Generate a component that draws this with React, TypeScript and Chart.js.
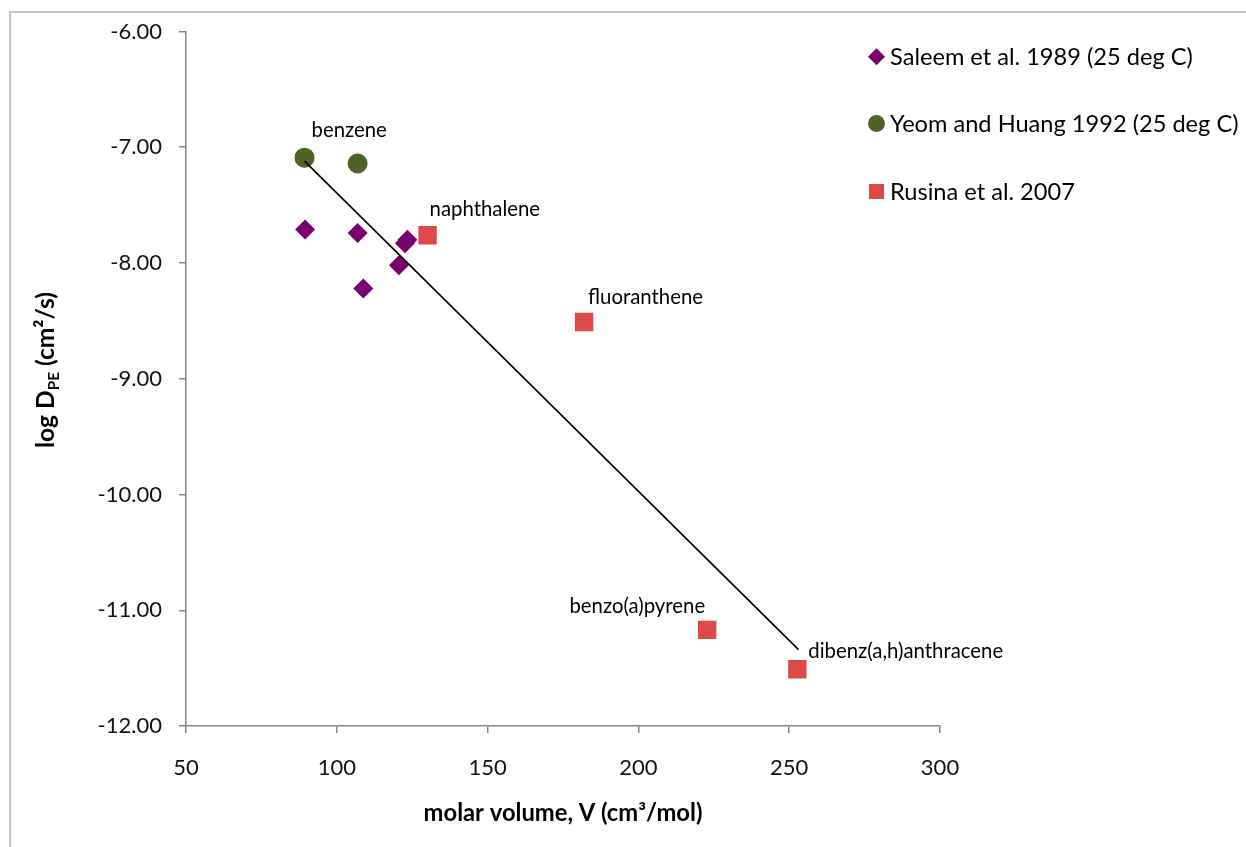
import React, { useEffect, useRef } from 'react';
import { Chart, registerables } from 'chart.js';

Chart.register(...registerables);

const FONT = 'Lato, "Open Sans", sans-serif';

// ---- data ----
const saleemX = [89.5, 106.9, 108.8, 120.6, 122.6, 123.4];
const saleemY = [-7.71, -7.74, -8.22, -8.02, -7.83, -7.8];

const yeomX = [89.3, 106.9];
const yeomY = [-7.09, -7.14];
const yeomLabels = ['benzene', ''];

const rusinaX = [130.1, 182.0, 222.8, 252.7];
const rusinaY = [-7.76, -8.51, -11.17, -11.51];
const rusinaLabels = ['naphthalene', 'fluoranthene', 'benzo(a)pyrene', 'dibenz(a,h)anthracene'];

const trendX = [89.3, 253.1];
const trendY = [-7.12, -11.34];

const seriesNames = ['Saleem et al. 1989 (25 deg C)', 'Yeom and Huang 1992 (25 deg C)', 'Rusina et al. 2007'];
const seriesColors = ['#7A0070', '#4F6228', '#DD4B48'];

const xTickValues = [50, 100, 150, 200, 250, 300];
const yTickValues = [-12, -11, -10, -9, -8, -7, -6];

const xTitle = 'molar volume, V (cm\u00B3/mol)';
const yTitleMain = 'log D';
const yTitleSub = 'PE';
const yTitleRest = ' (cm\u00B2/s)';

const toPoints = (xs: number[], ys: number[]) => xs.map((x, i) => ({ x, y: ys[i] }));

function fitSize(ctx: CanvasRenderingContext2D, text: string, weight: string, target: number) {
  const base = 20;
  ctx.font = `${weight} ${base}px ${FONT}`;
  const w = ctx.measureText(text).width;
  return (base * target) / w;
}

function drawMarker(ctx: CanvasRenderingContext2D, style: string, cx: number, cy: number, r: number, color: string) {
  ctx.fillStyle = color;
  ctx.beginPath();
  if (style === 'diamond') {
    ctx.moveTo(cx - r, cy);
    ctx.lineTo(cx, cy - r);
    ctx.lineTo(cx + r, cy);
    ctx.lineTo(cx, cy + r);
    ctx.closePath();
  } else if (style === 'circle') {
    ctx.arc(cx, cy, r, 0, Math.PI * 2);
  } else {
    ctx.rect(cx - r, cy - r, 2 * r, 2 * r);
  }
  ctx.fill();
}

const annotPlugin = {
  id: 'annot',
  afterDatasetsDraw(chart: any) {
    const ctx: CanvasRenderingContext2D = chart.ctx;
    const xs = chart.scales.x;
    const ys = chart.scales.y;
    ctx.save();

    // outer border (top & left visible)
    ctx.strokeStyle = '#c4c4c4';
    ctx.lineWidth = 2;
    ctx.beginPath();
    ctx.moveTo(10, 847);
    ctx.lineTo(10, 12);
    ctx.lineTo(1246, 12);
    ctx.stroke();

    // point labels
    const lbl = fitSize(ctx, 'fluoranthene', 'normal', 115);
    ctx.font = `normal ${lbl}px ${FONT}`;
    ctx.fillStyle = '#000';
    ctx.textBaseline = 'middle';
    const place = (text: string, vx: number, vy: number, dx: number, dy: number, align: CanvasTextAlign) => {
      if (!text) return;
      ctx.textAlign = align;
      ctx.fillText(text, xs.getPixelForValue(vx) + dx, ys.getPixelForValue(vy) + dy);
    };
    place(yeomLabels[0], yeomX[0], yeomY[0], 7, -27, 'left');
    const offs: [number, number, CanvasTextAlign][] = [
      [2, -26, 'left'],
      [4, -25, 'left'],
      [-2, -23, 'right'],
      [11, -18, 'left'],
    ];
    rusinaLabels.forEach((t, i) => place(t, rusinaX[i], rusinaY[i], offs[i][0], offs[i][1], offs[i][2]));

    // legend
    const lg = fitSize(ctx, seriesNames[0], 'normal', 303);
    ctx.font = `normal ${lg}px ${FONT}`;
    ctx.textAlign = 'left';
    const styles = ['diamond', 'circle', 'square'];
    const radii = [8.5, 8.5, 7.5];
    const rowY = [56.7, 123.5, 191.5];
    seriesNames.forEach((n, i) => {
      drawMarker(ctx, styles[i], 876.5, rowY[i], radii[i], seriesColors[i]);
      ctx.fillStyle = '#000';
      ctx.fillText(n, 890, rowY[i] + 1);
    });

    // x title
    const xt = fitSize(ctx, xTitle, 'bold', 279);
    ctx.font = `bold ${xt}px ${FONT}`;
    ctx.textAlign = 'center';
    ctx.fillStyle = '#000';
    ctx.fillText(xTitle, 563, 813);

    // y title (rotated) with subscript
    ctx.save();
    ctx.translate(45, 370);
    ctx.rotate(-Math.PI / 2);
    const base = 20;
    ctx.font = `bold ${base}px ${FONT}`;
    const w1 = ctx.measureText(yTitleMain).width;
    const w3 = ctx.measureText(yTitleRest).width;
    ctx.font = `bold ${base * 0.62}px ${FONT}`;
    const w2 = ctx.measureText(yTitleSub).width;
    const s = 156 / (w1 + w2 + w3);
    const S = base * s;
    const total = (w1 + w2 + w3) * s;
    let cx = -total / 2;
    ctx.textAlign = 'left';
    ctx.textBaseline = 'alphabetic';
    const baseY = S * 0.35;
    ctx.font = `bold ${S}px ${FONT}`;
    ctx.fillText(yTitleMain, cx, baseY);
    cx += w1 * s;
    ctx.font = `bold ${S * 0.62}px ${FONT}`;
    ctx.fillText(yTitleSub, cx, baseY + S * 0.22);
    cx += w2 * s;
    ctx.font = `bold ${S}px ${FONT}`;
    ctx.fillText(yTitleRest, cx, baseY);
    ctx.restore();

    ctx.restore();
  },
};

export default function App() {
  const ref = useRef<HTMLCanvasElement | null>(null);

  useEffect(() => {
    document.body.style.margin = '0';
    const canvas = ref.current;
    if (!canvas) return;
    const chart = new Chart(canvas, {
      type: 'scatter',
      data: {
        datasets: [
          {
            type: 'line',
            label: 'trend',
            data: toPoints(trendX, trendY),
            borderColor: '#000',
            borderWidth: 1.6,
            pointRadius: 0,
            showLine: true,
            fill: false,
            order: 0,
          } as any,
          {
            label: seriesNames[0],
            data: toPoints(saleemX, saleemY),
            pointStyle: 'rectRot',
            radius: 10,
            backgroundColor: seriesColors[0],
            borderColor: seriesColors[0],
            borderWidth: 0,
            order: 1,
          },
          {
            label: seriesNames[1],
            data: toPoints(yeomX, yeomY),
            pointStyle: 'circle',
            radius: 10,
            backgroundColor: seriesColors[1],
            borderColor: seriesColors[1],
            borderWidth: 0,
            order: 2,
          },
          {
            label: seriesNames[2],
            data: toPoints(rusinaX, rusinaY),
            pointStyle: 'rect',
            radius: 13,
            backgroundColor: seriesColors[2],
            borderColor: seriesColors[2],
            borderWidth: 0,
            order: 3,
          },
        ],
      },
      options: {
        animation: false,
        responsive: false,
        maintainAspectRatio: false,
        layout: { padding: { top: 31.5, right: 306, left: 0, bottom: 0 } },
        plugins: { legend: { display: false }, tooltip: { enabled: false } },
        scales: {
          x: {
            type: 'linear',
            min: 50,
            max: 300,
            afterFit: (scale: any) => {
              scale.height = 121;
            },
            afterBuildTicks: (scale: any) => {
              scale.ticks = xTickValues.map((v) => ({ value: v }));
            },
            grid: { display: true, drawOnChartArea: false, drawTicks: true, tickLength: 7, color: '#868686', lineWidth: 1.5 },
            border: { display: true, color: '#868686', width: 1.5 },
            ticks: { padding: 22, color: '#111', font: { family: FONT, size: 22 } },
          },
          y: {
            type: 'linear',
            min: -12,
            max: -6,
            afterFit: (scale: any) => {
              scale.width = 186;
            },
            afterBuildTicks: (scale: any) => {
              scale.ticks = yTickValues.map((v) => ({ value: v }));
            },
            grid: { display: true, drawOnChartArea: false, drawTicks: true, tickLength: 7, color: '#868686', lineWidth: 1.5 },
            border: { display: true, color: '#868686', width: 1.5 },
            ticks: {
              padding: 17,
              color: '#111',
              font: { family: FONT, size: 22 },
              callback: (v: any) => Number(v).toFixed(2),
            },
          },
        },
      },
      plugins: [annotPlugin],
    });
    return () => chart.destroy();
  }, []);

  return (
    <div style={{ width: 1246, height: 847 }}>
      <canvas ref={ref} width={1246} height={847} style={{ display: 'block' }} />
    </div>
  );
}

--------------------------------------------------

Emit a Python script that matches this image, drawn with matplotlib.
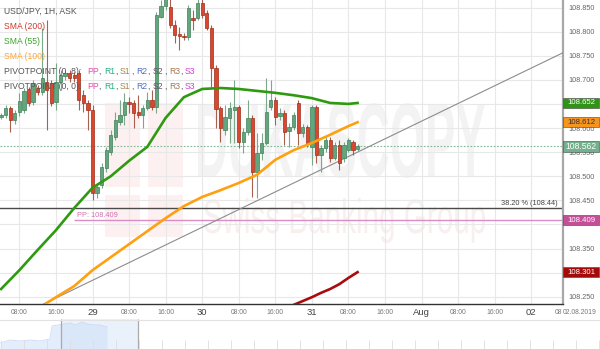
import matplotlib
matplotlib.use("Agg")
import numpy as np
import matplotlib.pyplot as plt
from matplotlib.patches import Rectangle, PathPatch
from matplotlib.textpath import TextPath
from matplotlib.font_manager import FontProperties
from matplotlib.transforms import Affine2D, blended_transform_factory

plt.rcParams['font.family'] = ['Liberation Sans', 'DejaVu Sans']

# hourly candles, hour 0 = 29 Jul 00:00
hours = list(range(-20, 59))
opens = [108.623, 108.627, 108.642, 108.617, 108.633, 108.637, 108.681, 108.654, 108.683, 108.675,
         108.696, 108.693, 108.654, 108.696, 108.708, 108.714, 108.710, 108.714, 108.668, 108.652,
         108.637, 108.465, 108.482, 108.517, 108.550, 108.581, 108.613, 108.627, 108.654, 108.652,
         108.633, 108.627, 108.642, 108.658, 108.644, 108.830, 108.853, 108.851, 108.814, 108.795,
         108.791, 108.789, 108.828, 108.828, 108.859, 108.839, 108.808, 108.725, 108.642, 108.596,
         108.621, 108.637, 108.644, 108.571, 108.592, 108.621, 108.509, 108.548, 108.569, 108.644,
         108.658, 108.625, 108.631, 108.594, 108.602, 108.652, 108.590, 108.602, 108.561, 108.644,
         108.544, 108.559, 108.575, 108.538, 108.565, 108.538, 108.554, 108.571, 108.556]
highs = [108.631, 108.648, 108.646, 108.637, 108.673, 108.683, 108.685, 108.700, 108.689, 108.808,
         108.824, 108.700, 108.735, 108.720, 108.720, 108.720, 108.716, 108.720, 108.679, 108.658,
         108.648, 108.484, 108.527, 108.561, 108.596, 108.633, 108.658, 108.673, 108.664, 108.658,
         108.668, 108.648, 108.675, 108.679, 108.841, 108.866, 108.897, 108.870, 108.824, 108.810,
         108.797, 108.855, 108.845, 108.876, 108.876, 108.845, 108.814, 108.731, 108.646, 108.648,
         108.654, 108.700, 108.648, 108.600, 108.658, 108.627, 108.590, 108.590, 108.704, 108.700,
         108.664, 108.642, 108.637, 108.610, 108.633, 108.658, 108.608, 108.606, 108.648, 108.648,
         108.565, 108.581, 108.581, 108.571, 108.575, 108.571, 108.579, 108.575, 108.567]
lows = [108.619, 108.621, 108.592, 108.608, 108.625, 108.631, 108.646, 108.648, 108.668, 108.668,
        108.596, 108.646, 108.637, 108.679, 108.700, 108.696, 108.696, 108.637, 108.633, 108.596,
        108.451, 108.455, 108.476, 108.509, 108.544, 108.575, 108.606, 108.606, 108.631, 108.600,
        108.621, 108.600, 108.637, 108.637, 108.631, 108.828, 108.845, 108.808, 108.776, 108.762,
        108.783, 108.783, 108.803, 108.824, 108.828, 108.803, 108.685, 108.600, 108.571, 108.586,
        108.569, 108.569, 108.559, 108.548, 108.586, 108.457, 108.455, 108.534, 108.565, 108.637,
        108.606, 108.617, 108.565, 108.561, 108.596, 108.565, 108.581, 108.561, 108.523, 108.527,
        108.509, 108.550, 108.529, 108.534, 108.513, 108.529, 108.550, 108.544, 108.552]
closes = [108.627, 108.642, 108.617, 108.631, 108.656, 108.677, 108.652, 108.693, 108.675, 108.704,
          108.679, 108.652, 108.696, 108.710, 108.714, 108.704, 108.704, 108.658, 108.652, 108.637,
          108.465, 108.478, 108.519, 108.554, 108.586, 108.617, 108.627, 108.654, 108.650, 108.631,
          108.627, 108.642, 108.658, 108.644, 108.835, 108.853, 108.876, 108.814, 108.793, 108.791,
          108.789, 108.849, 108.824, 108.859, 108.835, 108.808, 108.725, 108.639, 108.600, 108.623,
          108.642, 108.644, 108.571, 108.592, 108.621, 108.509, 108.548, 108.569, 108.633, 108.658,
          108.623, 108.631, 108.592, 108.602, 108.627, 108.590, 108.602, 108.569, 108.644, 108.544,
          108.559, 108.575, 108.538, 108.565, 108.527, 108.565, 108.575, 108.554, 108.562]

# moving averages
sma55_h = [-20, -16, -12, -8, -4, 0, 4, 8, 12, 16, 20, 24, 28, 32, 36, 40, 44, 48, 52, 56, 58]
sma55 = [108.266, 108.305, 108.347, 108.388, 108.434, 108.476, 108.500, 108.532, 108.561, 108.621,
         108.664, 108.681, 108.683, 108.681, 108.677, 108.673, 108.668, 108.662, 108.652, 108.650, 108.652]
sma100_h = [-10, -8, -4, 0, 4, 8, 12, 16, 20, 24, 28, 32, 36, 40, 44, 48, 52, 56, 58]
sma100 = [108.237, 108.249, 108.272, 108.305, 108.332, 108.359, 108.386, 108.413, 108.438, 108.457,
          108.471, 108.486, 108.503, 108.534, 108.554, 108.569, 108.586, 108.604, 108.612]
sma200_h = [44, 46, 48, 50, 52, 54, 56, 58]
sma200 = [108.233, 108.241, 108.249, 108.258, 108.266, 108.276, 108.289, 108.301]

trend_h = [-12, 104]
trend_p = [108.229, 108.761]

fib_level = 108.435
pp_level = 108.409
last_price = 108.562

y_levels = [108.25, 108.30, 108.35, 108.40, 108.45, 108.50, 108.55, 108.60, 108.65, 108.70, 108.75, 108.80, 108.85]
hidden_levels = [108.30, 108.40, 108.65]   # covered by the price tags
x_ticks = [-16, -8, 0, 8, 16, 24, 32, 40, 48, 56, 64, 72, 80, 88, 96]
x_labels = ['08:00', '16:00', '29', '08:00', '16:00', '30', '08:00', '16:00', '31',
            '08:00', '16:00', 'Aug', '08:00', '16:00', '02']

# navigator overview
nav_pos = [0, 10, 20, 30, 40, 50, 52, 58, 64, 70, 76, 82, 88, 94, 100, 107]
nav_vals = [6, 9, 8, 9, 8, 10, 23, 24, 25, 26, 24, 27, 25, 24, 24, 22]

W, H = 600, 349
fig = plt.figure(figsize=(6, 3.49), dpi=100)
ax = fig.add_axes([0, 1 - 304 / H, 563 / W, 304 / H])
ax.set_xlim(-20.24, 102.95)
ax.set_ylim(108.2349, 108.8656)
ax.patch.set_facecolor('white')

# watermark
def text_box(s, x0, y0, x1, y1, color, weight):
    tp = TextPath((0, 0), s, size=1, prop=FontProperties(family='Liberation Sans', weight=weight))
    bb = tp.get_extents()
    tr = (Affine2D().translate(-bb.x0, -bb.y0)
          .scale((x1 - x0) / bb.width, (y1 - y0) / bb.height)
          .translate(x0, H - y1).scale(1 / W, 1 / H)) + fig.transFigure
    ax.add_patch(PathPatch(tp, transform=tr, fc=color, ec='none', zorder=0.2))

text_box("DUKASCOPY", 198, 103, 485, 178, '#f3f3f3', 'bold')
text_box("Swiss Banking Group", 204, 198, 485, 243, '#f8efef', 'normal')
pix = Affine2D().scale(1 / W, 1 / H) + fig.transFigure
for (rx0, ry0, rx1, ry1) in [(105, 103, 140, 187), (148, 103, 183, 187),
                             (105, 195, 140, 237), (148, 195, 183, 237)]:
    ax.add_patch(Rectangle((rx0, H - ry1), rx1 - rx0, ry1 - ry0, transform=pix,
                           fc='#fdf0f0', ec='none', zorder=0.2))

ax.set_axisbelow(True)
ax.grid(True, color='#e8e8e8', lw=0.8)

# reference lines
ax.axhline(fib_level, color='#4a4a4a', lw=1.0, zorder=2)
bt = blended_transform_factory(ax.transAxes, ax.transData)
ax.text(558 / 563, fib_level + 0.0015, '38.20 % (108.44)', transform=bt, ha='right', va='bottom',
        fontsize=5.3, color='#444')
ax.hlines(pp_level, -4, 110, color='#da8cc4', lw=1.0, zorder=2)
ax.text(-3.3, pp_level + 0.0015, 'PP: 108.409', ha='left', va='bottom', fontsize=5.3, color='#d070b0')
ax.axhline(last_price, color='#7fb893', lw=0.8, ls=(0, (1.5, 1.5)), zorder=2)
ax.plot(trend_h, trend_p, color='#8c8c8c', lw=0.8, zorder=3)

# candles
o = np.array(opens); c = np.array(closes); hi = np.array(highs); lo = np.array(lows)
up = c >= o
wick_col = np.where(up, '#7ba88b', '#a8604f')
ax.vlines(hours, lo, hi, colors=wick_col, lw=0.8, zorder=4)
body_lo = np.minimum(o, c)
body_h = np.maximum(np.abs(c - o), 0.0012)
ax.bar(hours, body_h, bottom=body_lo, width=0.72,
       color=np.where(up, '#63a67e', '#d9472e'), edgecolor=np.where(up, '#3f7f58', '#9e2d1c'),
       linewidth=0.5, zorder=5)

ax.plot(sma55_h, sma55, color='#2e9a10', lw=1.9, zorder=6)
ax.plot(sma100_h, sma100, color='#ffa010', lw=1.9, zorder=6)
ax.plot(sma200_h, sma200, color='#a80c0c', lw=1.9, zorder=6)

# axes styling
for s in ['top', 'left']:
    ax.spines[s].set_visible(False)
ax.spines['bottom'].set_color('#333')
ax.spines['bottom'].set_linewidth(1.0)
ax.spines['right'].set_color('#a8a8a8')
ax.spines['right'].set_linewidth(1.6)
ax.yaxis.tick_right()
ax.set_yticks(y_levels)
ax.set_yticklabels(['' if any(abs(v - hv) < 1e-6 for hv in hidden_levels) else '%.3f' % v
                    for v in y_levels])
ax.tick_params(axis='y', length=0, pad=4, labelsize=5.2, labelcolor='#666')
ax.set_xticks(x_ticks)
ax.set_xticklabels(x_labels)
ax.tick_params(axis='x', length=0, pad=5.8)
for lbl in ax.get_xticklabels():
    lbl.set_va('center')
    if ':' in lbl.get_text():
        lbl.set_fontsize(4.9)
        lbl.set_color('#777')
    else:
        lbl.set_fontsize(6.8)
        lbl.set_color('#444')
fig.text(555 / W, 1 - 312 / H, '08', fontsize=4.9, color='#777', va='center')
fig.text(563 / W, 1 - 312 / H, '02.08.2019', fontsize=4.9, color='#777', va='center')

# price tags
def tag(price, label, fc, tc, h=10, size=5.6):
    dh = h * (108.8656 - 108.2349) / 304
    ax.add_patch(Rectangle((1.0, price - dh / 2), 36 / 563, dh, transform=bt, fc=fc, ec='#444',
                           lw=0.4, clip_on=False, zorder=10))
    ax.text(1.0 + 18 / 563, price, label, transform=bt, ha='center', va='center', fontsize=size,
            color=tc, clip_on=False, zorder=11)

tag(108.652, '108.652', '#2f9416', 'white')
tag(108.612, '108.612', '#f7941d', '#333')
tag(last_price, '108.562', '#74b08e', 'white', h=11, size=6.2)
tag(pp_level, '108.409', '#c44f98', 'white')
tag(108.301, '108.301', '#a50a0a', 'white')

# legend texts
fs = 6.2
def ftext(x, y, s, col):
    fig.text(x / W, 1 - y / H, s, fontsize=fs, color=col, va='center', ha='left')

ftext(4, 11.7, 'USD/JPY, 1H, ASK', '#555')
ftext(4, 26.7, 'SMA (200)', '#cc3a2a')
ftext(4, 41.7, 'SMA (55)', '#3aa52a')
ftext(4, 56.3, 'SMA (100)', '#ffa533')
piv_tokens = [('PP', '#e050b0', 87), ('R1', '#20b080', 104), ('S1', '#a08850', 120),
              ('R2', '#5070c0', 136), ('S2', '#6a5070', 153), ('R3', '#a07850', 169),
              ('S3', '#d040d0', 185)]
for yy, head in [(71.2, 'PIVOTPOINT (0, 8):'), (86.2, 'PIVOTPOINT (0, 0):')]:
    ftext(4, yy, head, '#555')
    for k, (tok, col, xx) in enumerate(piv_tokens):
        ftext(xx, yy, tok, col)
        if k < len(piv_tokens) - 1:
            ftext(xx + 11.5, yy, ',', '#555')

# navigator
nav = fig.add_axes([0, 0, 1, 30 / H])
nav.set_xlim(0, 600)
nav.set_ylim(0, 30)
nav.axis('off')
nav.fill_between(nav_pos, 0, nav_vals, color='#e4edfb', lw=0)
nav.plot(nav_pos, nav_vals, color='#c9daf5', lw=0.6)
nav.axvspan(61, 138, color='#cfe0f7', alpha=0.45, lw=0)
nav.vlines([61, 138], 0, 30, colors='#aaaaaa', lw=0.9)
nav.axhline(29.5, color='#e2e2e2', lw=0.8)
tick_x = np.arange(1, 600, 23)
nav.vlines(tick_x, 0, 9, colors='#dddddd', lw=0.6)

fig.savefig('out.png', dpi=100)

--------------------------------------------------

[GOAL] Above are some records; extract exactly the lines from the one containing "Emit a Python" through the one containing "plt.rcParams['font.family'] = ['Liberation" and drop the pictures.

[TASK RESULT]
Emit a Python script that matches this image, drawn with matplotlib.
import matplotlib
matplotlib.use("Agg")
import numpy as np
import matplotlib.pyplot as plt
from matplotlib.patches import Rectangle, PathPatch
from matplotlib.textpath import TextPath
from matplotlib.font_manager import FontProperties
from matplotlib.transforms import Affine2D, blended_transform_factory

plt.rcParams['font.family'] = ['Liberation Sans', 'DejaVu Sans']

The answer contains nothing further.